Global Nuclear Threat 'Highest Since Cuban Missile Crisis'

By Henry Ridgwell

LONDON - World leaders meeting at the United Nations General Assembly, which begins Tuesday in New York, must make nuclear arms control a priority, according to a group of more than 100 political, military and diplomatic figures from Europe and Russia. They have issued a joint statement warning that the risks of nuclear accident, misjudgment or miscalculation have not been higher since the 1962 Cuban Missile Crisis.

Their statement follows the formal termination last month of the Intermediate Nuclear Forces, or INF, Treaty between the United States and Russia.
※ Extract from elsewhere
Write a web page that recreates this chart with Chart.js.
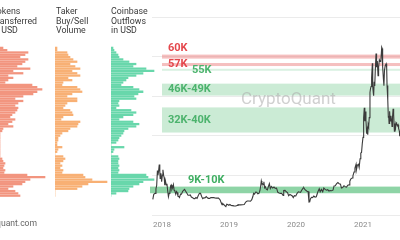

Washington had accused Moscow of breaching the treaty and argued that the agreement was out of date, as it should include other nuclear-armed states like China.


FILE - A still image, taken from a video footage and released by Russia's Defense Ministry on Aug. 31, 2019, shows a nuclear-capable short-range Iskander missile at the Kapustin Yar military shooting range near Astrakhan, Russia.

This month, Russia's President Vladimir Putin announced his country would start to build new missiles previously banned under the INF Treaty, but would not deploy them unless the United States did so first.

As the risks increase, the United Nations must take the lead in global arms control, says former British Defense Secretary Des Browne, who is now chairman of the European Leadership Network, which coordinated the statement.

"In particular, the arms control architecture that we've depended on for decades is eroding. And just to complicate matters further, new technologies are being developed, which intermingled with nuclear weapons are generating not only unregulated capacity, but risks that we've never seen before," Browne said.

Those weapons include hypersonic missiles, which are under development in Russia, the U.S., China and Australia. The weapons can travel at more than 25 times the speed of sound and are purportedly able to evade all defense systems.

More and more countries are seeking to develop their own missile systems. Three decades after the end of the Cold War, Europe remains on the front line, Browne says.

"From a European perspective, the deteriorating trust between the West and Russia in the broadest sense and the unpicking of this architecture, which has happened systematically over the last decade or so, generates particular concerns for us because we live in an environment in which 90 percent of the world's nuclear weapons are either stored or deployed. And many of them that are deployed are minutes from use," he said.

North Korea, India, Pakistan
FILE - North Korean leader Kim Jong Un attends the testing of a super-large multiple rocket launcher in North Korea, in this undated photo released Sept. 10, 2019 by North Korea's Korean Central News Agency.

The statement warns that it's not only European security at risk. North Korea has grown its nuclear stockpile, while tensions are flaring between nuclear-armed India and Pakistan. And the 2015 Iran nuclear deal is in danger of collapsing following the United States' withdrawal last year.

The joint statement urges leadership in arms control.

"Simply coercing an adversary will not restore stability. Politically unrealistic appeals for transformed behavior will not build trust. An accelerating arms race makes both trust and safer behaviors harder to achieve," the statement says, adding that, "It is possible to negotiate with adversaries without condoning unacceptable behavior. Leaders must relearn the skills of past decades in finding ways to reduce shared nuclear risks in the absence of wider trust."

The signatories urge the U.S. and Russia to look into new approaches to address the development of new weapons; and state that China and other nuclear weapons states should promote work on strategic stability. In the current geopolitical environment, reaching agreement at the U.N. will not be easy.